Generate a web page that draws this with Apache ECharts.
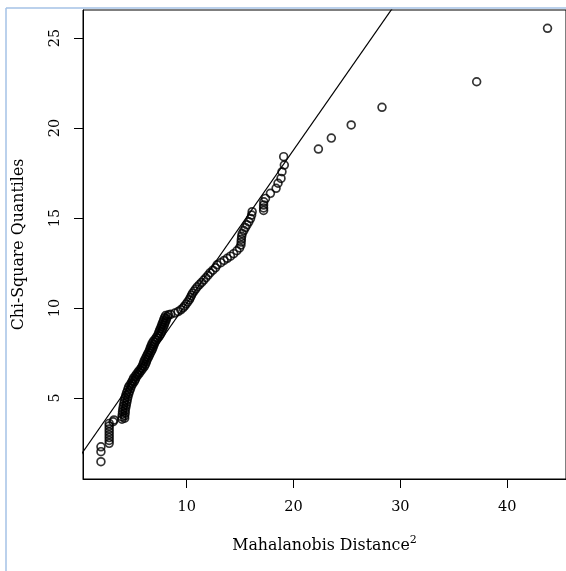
<!DOCTYPE html>
<html><head><meta charset="utf-8">
<script src="https://cdn.jsdelivr.net/npm/echarts@6/dist/echarts.min.js"></script>
<style>html,body{margin:0;padding:0;background:#fff}#c{width:566px;height:571px}</style>
</head><body><div id="c"></div>
<script>
// Mahalanobis distance^2 (x) and chi-square quantiles (y)
const distX = [
  1.98,1.98,1.98,
  2.75,2.75,2.75,2.75,2.75,2.75,2.75,2.75,3.12,3.2,
  3.95,4.2,3.95,4.2,3.98,4.25,4.0,4.25,4.03,4.3,4.08,4.35,4.13,4.4,4.18,4.45,4.23,4.5,4.3,4.57,4.38,4.65,4.48,4.75,4.56,4.83,4.68,4.95,4.83,5.1,4.93,5.2,5.03,5.3,5.18,5.45,5.33,5.6,5.48,5.75,5.63,5.9,5.78,6.05,5.88,6.15,5.96,6.23,6.03,6.3,6.13,6.4,6.23,6.5,6.33,6.6,6.43,6.7,6.53,6.8,6.6,6.87,6.68,6.95,6.76,7.03,6.88,7.15,7.03,7.3,7.18,7.45,7.3,7.57,7.38,7.65,7.46,7.73,7.54,7.81,7.63,7.9,7.7,7.97,7.78,8.05,7.85,8.12,7.93,8.2,8.03,8.3,
  8.5,8.9,9.2,9.45,9.65,9.8,9.95,10.1,10.25,10.35,10.45,10.55,10.7,10.85,11.0,11.2,11.4,11.6,11.8,12.0,12.2,12.45,12.7,12.85,13.2,13.5,13.8,14.1,14.4,14.7,14.95,
  15.08,15.1,15.12,15.15,15.2,15.35,15.5,15.65,15.82,15.98,16.08,16.13,
  17.2,17.2,17.2,17.22,17.38,17.84,18.37,18.55,18.83,18.92,19.14,19.08,
  22.33,23.54,25.4,28.28,37.14,43.77
];
const chiY = [
  1.46,2.02,2.29,
  2.48,2.64,2.8,2.96,3.12,3.28,3.44,3.59,3.68,3.78,
  3.82,3.88,3.95,4.01,4.1,4.16,4.25,4.31,4.4,4.46,4.55,4.61,4.7,4.76,4.85,4.91,5.0,5.06,5.15,5.21,5.3,5.36,5.45,5.51,5.6,5.66,5.72,5.78,5.85,5.91,5.97,6.03,6.1,6.16,6.22,6.28,6.34,6.4,6.46,6.52,6.58,6.64,6.7,6.76,6.82,6.88,6.94,7.0,7.06,7.12,7.18,7.24,7.3,7.36,7.42,7.48,7.54,7.6,7.66,7.72,7.78,7.84,7.9,7.96,8.02,8.08,8.14,8.2,8.26,8.32,8.38,8.44,8.5,8.56,8.62,8.68,8.74,8.8,8.86,8.92,8.98,9.04,9.1,9.16,9.22,9.28,9.34,9.4,9.46,9.52,9.58,9.62,
  9.65,9.72,9.8,9.9,10.0,10.1,10.22,10.34,10.46,10.58,10.7,10.82,10.94,11.06,11.18,11.3,11.42,11.55,11.68,11.82,11.96,12.1,12.24,12.4,12.52,12.64,12.76,12.88,13.02,13.18,13.34,
  13.5,13.66,13.82,13.98,14.14,14.3,14.47,14.62,14.79,14.97,15.16,15.35,
  15.42,15.56,15.72,15.9,16.09,16.37,16.65,16.93,17.2,17.57,17.94,18.41,
  18.83,19.44,20.17,21.15,22.57,25.54
];
// reference line endpoints (clipped by the plot box)
const lineX = [0, 31];
const lineY = [1.756, 28.14];
const xTicks = [10, 20, 30, 40];
const yTicks = [5, 10, 15, 20, 25];

const pts = distX.map((x, i) => [x, chiY[i]]);
const font = 'DejaVu Serif';
const chart = echarts.init(document.getElementById('c'), null, {renderer: 'canvas'});
chart.setOption({
  animation: false,
  backgroundColor: '#fff',
  grid: {left: 83, top: 10, width: 486.2, height: 469, show: true, borderColor: '#000', borderWidth: 1, containLabel: false},
  xAxis: {
    type: 'value', min: 0.3, max: 45.5,
    axisLine: {show: true, onZero: false, lineStyle: {color: '#000', width: 1}},
    axisTick: {show: true, customValues: xTicks, length: 9, lineStyle: {color: '#000', width: 1}},
    axisLabel: {customValues: xTicks, margin: 21, color: '#000', fontFamily: font, fontSize: 14.5},
    splitLine: {show: false},
    name: 'Mahalanobis Distance{s|2}', nameLocation: 'middle', nameGap: 56,
    nameTextStyle: {color: '#000', fontFamily: font, fontSize: 15.8, rich: {s: {fontSize: 11, verticalAlign: 'top', fontFamily: font, color: '#000', padding: [0,0,10,0]}}}
  },
  yAxis: {
    type: 'value', min: 0.5, max: 26.556,
    axisLine: {show: true, onZero: false, lineStyle: {color: '#000', width: 1}},
    axisTick: {show: true, customValues: yTicks, length: 9, lineStyle: {color: '#000', width: 1}},
    axisLabel: {customValues: yTicks, rotate: 90, margin: 20, color: '#000', fontFamily: font, fontSize: 14.5},
    splitLine: {show: false},
    name: 'Chi-Square Quantiles', nameLocation: 'middle', nameGap: 56,
    nameTextStyle: {color: '#000', fontFamily: font, fontSize: 15.8}
  },
  series: [
    {type: 'line', data: lineX.map((x, i) => [x, lineY[i]]), symbol: 'none', clip: true,
     lineStyle: {color: '#000', width: 1.2}, z: 3},
    {type: 'scatter', data: pts, symbol: 'circle', symbolSize: 7.8, clip: true,
     itemStyle: {color: 'rgba(0,0,0,0)', borderColor: '#000', borderWidth: 1.7}, z: 4}
  ],
  graphic: [
    {type: 'line', shape: {x1: 6, y1: 8, x2: 566, y2: 8}, style: {stroke: '#a4c2e6', lineWidth: 1.5}},
    {type: 'line', shape: {x1: 6, y1: 8, x2: 6, y2: 571}, style: {stroke: '#a4c2e6', lineWidth: 1.5}}
  ]
});
</script></body></html>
* * * * * * * * *
Repeat all of the data above word for word, minus the pictures.

#### [FINISHED ANSWER]
Generate a web page that draws this with Apache ECharts.
<!DOCTYPE html>
<html><head><meta charset="utf-8">
<script src="https://cdn.jsdelivr.net/npm/echarts@6/dist/echarts.min.js"></script>
<style>html,body{margin:0;padding:0;background:#fff}#c{width:566px;height:571px}</style>
</head><body><div id="c"></div>
<script>
// Mahalanobis distance^2 (x) and chi-square quantiles (y)
const distX = [
  1.98,1.98,1.98,
  2.75,2.75,2.75,2.75,2.75,2.75,2.75,2.75,3.12,3.2,
  3.95,4.2,3.95,4.2,3.98,4.25,4.0,4.25,4.03,4.3,4.08,4.35,4.13,4.4,4.18,4.45,4.23,4.5,4.3,4.57,4.38,4.65,4.48,4.75,4.56,4.83,4.68,4.95,4.83,5.1,4.93,5.2,5.03,5.3,5.18,5.45,5.33,5.6,5.48,5.75,5.63,5.9,5.78,6.05,5.88,6.15,5.96,6.23,6.03,6.3,6.13,6.4,6.23,6.5,6.33,6.6,6.43,6.7,6.53,6.8,6.6,6.87,6.68,6.95,6.76,7.03,6.88,7.15,7.03,7.3,7.18,7.45,7.3,7.57,7.38,7.65,7.46,7.73,7.54,7.81,7.63,7.9,7.7,7.97,7.78,8.05,7.85,8.12,7.93,8.2,8.03,8.3,
  8.5,8.9,9.2,9.45,9.65,9.8,9.95,10.1,10.25,10.35,10.45,10.55,10.7,10.85,11.0,11.2,11.4,11.6,11.8,12.0,12.2,12.45,12.7,12.85,13.2,13.5,13.8,14.1,14.4,14.7,14.95,
  15.08,15.1,15.12,15.15,15.2,15.35,15.5,15.65,15.82,15.98,16.08,16.13,
  17.2,17.2,17.2,17.22,17.38,17.84,18.37,18.55,18.83,18.92,19.14,19.08,
  22.33,23.54,25.4,28.28,37.14,43.77
];
const chiY = [
  1.46,2.02,2.29,
  2.48,2.64,2.8,2.96,3.12,3.28,3.44,3.59,3.68,3.78,
  3.82,3.88,3.95,4.01,4.1,4.16,4.25,4.31,4.4,4.46,4.55,4.61,4.7,4.76,4.85,4.91,5.0,5.06,5.15,5.21,5.3,5.36,5.45,5.51,5.6,5.66,5.72,5.78,5.85,5.91,5.97,6.03,6.1,6.16,6.22,6.28,6.34,6.4,6.46,6.52,6.58,6.64,6.7,6.76,6.82,6.88,6.94,7.0,7.06,7.12,7.18,7.24,7.3,7.36,7.42,7.48,7.54,7.6,7.66,7.72,7.78,7.84,7.9,7.96,8.02,8.08,8.14,8.2,8.26,8.32,8.38,8.44,8.5,8.56,8.62,8.68,8.74,8.8,8.86,8.92,8.98,9.04,9.1,9.16,9.22,9.28,9.34,9.4,9.46,9.52,9.58,9.62,
  9.65,9.72,9.8,9.9,10.0,10.1,10.22,10.34,10.46,10.58,10.7,10.82,10.94,11.06,11.18,11.3,11.42,11.55,11.68,11.82,11.96,12.1,12.24,12.4,12.52,12.64,12.76,12.88,13.02,13.18,13.34,
  13.5,13.66,13.82,13.98,14.14,14.3,14.47,14.62,14.79,14.97,15.16,15.35,
  15.42,15.56,15.72,15.9,16.09,16.37,16.65,16.93,17.2,17.57,17.94,18.41,
  18.83,19.44,20.17,21.15,22.57,25.54
];
// reference line endpoints (clipped by the plot box)
const lineX = [0, 31];
const lineY = [1.756, 28.14];
const xTicks = [10, 20, 30, 40];
const yTicks = [5, 10, 15, 20, 25];

const pts = distX.map((x, i) => [x, chiY[i]]);
const font = 'DejaVu Serif';
const chart = echarts.init(document.getElementById('c'), null, {renderer: 'canvas'});
chart.setOption({
  animation: false,
  backgroundColor: '#fff',
  grid: {left: 83, top: 10, width: 486.2, height: 469, show: true, borderColor: '#000', borderWidth: 1, containLabel: false},
  xAxis: {
    type: 'value', min: 0.3, max: 45.5,
    axisLine: {show: true, onZero: false, lineStyle: {color: '#000', width: 1}},
    axisTick: {show: true, customValues: xTicks, length: 9, lineStyle: {color: '#000', width: 1}},
    axisLabel: {customValues: xTicks, margin: 21, color: '#000', fontFamily: font, fontSize: 14.5},
    splitLine: {show: false},
    name: 'Mahalanobis Distance{s|2}', nameLocation: 'middle', nameGap: 56,
    nameTextStyle: {color: '#000', fontFamily: font, fontSize: 15.8, rich: {s: {fontSize: 11, verticalAlign: 'top', fontFamily: font, color: '#000', padding: [0,0,10,0]}}}
  },
  yAxis: {
    type: 'value', min: 0.5, max: 26.556,
    axisLine: {show: true, onZero: false, lineStyle: {color: '#000', width: 1}},
    axisTick: {show: true, customValues: yTicks, length: 9, lineStyle: {color: '#000', width: 1}},
    axisLabel: {customValues: yTicks, rotate: 90, margin: 20, color: '#000', fontFamily: font, fontSize: 14.5},
    splitLine: {show: false},
    name: 'Chi-Square Quantiles', nameLocation: 'middle', nameGap: 56,
    nameTextStyle: {color: '#000', fontFamily: font, fontSize: 15.8}
  },
  series: [
    {type: 'line', data: lineX.map((x, i) => [x, lineY[i]]), symbol: 'none', clip: true,
     lineStyle: {color: '#000', width: 1.2}, z: 3},
    {type: 'scatter', data: pts, symbol: 'circle', symbolSize: 7.8, clip: true,
     itemStyle: {color: 'rgba(0,0,0,0)', borderColor: '#000', borderWidth: 1.7}, z: 4}
  ],
  graphic: [
    {type: 'line', shape: {x1: 6, y1: 8, x2: 566, y2: 8}, style: {stroke: '#a4c2e6', lineWidth: 1.5}},
    {type: 'line', shape: {x1: 6, y1: 8, x2: 6, y2: 571}, style: {stroke: '#a4c2e6', lineWidth: 1.5}}
  ]
});
</script></body></html>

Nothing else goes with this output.